First things first,  I washed dried, and ironed all my fabric. after that, we cut strips of the grey and the white, then cut those strips into 6 in squares.  Next, we took a grey square and a white square and put them together. we drew a line with the frixion pen diagonally down the middle, and I sewed a straight stitch 1/4 inch to each side of that line, then we cut on the line, and ironed it flat. we did this until all of the squares were done.


Next, we took the squares and set them all out on the table. This was the fun part because you could see how the quilt would look, and you can play around with different designs. Remember doing tessellations as a kid in school? Well, here was a real world application for that. We got the rows in order and piled up the squares in the order they appeared per row. The next part was difficult. Its not just sewing all the squares together, you have to make sure that the diagonal seams but right up to one another, or else the points will not match up. Apparently this is a big pride point for quilters. Take your time, and it will be worth it in the long run. Now you sew each square to the next until you form a row.


From here, I opted to sew all my rows first, then put them all together. I was using a basic sewing machine, and I was having some trouble after a while of having the quilt bunch ump in a way that it was difficult to sew. I fixed this by rolling what I had already done up, and that fit nicely in my machine. After all the rows were finished, my quilt top was done!


The back of the quilt was the navy fabric. I knew the quilt should have been 50’x60′, but the fabric I chose was only 44′ wide. Mom told me we would have to piece the back. I had planned on just sewing two pieces together so the seam went down the middle, but apparently that’s a no no. So Mine has the seam off to one side. Why this is the right way to do it, I don’t know. I do know not to argue with Mom when it comes to quilting, so off to one side the seam went. After a good press, we took that quilt batting and some basting spray, making sure to cover the table with newspaper to the spray didn’t riun the wood. The basting pray was like arasol glue in a sense. It was a two person job, but really helped to not let the fabric slide everywhere. We put some safety pins in for extra measure, and flipped it over and attached the quilt top the same way.


Now, it was time to quilt! Mom said that long lines were best, so I decided to go with a chevron design. First I did what is called a “stitch in the ditch” which is essentially sewing in the seam. I did this vertically in the columns first. Then I did a 1/4 in above and below each herringbone seam, then once again above and below that. I loved it! I experimented with adding a few extra quilting rows , but didnt like teh overall look, so I left this as an added detail to the bottom of the quilt.
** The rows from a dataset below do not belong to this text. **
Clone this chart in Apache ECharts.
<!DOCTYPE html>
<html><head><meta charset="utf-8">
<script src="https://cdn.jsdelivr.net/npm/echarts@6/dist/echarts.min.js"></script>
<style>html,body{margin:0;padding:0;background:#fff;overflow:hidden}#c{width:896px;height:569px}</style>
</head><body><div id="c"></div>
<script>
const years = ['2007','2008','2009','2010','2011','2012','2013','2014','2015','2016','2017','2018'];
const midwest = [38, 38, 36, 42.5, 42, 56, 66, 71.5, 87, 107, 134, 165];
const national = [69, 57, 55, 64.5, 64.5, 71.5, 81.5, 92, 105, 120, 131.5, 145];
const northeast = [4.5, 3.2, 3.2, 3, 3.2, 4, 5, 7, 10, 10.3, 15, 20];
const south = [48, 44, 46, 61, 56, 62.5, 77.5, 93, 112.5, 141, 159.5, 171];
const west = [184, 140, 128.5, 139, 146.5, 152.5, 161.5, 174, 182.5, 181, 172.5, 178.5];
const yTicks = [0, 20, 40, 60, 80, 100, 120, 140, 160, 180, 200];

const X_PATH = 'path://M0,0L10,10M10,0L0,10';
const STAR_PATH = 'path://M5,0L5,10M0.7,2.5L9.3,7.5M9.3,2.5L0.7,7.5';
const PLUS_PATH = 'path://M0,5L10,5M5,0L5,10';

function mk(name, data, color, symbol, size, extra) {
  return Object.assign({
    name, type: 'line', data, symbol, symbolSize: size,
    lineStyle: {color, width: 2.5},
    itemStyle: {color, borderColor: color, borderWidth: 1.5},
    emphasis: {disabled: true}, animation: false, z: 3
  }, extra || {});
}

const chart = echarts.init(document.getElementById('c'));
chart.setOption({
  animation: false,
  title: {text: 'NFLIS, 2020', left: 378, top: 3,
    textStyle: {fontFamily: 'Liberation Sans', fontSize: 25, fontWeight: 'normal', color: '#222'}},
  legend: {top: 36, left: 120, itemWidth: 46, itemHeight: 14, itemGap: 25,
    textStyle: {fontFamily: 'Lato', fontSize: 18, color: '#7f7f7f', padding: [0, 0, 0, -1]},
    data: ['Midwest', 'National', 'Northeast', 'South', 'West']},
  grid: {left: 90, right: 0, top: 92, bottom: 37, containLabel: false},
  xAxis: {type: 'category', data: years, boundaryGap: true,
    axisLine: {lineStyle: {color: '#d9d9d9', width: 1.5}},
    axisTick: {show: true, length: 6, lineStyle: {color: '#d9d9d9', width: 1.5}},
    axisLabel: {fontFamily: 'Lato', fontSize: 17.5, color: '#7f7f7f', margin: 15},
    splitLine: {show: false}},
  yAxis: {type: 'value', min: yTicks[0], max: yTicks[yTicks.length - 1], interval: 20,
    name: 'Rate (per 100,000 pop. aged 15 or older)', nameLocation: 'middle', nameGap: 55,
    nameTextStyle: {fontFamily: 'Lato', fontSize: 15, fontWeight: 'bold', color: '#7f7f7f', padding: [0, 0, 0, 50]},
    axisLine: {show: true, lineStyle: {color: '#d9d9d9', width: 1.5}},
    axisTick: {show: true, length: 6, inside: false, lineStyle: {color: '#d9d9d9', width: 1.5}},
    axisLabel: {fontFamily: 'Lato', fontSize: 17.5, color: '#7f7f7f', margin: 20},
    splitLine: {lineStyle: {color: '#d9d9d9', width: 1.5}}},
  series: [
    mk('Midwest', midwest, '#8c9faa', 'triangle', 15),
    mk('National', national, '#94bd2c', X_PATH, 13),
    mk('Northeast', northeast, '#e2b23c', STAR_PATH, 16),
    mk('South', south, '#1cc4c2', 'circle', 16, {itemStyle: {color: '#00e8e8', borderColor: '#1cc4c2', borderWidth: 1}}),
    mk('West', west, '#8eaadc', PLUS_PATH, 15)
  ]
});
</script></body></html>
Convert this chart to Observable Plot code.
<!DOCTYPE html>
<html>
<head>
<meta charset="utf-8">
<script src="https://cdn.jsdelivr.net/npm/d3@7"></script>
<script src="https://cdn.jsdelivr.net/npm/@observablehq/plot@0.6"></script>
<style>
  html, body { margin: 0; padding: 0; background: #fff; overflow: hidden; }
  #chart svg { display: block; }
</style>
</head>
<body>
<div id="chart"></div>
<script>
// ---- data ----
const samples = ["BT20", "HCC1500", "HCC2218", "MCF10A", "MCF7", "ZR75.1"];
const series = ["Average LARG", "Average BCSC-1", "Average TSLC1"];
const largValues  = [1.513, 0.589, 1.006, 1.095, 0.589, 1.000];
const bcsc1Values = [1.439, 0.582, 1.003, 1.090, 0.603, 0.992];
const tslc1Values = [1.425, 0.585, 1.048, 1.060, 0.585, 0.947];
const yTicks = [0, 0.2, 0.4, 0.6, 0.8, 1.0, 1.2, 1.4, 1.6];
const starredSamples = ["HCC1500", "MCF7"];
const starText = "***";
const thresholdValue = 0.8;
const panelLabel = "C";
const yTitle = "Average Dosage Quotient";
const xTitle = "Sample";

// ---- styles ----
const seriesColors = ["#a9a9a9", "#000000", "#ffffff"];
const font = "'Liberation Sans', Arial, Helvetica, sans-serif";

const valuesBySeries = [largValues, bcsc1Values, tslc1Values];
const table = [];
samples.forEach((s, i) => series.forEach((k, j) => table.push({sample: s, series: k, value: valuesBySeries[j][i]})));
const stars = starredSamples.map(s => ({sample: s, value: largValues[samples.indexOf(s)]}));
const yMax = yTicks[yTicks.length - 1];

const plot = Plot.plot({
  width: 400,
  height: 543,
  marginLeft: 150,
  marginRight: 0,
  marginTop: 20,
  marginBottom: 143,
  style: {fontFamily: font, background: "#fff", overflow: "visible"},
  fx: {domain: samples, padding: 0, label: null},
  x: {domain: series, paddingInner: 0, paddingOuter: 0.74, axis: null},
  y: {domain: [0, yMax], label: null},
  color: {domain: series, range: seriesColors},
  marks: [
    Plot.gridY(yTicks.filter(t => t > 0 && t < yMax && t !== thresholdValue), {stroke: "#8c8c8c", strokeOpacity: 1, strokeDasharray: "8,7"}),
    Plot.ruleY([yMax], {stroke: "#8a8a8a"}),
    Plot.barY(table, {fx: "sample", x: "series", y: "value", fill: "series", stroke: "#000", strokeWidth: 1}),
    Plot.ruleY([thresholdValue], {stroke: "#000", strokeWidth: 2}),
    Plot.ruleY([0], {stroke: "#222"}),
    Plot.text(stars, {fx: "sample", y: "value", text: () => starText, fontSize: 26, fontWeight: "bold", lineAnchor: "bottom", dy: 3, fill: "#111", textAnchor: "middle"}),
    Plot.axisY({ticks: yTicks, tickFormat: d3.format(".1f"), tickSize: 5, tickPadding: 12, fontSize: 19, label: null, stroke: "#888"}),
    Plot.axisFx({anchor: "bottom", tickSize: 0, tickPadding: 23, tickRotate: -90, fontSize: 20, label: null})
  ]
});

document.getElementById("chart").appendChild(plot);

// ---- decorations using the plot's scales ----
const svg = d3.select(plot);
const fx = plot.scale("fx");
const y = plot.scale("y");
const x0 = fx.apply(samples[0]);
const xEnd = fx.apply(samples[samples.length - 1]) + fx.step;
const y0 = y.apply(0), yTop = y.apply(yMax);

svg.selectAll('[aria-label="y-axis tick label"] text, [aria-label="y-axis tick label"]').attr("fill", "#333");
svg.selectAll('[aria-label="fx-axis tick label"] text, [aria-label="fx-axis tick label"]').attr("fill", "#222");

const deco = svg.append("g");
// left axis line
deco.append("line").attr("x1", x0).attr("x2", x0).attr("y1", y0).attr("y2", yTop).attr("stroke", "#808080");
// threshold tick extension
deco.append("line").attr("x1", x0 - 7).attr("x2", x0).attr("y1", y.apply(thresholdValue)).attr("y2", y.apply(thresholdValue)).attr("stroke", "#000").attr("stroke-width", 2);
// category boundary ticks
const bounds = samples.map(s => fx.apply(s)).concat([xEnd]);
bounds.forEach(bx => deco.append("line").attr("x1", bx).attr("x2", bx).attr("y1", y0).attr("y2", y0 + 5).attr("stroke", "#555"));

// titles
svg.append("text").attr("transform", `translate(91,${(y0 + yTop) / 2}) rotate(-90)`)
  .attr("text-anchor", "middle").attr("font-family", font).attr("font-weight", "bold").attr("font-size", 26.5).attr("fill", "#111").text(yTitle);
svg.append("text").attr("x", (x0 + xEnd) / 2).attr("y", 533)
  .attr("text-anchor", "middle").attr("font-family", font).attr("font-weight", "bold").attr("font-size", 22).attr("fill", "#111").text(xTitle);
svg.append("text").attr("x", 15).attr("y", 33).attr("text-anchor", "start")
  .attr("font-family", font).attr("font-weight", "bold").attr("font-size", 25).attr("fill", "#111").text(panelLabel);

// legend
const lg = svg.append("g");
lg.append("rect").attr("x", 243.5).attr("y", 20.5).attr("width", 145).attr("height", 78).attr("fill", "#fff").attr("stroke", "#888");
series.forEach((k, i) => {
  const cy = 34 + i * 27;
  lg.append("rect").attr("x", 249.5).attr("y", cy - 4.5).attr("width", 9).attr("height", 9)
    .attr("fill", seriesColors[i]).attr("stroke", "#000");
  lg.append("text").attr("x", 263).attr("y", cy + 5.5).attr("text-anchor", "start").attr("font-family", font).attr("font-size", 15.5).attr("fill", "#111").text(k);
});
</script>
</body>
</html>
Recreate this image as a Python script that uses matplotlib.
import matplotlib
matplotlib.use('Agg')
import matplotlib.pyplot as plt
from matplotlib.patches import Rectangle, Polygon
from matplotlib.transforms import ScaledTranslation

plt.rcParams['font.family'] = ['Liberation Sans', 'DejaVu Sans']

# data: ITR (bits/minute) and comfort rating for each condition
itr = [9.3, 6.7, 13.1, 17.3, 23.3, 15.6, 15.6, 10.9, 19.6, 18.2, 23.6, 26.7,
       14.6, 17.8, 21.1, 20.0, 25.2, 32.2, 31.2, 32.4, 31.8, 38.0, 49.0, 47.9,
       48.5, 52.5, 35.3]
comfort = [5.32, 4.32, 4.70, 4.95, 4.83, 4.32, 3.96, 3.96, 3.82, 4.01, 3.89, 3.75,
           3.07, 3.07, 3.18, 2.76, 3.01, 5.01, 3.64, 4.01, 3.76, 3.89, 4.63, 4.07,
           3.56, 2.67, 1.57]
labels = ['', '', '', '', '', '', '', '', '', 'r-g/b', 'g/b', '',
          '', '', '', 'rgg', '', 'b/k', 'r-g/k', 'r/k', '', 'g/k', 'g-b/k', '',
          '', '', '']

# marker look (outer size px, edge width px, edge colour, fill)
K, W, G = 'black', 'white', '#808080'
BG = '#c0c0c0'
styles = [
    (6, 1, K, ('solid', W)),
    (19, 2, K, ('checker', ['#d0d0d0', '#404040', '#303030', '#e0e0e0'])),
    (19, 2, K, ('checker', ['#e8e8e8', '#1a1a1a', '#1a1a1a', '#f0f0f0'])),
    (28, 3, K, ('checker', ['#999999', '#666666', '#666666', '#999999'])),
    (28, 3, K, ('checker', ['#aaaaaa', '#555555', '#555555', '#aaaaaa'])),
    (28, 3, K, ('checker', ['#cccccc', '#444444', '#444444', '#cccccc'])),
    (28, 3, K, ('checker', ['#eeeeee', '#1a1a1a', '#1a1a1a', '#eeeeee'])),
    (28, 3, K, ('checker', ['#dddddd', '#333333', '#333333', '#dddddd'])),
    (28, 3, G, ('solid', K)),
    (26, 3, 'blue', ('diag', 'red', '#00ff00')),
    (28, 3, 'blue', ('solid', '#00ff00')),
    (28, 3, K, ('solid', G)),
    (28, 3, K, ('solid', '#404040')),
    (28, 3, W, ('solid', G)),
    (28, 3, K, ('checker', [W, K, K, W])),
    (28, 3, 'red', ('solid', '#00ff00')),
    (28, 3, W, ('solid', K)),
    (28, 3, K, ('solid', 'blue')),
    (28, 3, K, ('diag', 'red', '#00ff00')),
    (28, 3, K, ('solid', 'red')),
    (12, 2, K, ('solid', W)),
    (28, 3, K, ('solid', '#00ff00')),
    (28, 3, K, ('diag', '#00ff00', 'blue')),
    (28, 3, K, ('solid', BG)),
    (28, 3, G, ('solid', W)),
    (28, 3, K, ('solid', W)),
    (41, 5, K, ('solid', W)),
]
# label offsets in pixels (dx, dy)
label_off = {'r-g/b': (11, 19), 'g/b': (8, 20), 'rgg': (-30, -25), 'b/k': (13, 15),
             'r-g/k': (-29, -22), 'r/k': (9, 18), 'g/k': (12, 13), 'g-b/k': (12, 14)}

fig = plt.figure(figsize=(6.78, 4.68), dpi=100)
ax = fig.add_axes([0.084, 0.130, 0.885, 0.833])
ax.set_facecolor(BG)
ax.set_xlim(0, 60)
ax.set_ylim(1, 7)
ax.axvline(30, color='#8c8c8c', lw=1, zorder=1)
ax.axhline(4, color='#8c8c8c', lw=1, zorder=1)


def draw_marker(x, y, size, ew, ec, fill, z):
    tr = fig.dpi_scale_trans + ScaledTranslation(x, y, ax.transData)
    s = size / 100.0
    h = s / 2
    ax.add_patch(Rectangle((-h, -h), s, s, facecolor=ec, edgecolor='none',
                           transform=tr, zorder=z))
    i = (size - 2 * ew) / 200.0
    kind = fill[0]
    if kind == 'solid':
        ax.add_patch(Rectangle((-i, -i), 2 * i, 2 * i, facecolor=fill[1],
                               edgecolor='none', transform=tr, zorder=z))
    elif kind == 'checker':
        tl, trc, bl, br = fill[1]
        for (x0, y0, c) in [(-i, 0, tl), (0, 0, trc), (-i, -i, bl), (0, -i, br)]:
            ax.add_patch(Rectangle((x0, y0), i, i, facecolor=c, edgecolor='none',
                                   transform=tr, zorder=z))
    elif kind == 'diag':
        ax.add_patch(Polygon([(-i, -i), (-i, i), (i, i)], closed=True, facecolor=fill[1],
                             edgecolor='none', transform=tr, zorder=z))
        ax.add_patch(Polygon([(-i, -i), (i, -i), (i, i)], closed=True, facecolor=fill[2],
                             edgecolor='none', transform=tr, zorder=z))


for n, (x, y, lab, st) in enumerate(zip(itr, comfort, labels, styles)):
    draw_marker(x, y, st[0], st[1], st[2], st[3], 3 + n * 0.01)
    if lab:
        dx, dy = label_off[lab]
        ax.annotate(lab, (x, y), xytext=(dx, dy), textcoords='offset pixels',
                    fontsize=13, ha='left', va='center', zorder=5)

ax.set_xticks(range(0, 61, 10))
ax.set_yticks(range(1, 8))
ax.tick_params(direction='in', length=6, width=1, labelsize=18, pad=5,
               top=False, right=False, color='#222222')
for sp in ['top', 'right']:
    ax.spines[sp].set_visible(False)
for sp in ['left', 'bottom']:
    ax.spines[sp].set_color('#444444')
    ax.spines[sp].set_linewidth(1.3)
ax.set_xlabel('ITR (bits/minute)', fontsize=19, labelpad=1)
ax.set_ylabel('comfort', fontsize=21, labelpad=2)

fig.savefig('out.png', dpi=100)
Finally, it was time for the part I was dreading the most…BINDING. Mom had given me a book that’s everything you ever needed to know about quilting, and in it was an entire section devoted to different styles of binding. I had remembered her saying that a continuous binding was easy for her, so I went with the tube method. It was a PAIN IN THE BUTT! My lines from measuring weren’t straight, I couldn’t get things to line up right, I misread the instructions several times, but finally, got my bias tape made and ironed. I sewed it to the back of the quilt first, and used a wrap around method to bring it to the front. I had some difficulty with mitered corners, but that should get better with practice. I also had some difficulty with sewing the binding, but that was from my measurements being off and my now cutting straight. When it was finished though… Oh man. I loved every little imperfection it had.




This was my first quilt. It is by no means perfect, or technically accurate. It means the world to me though. I got to work on it with my Mom, and has immense sentimental value already. I really loved this project, and cant wait to do it again. All in all, it took approximately 20 hours of work from start to finish. I may be new to the quilting aspect of sewing, but you better believe that I’m hooked!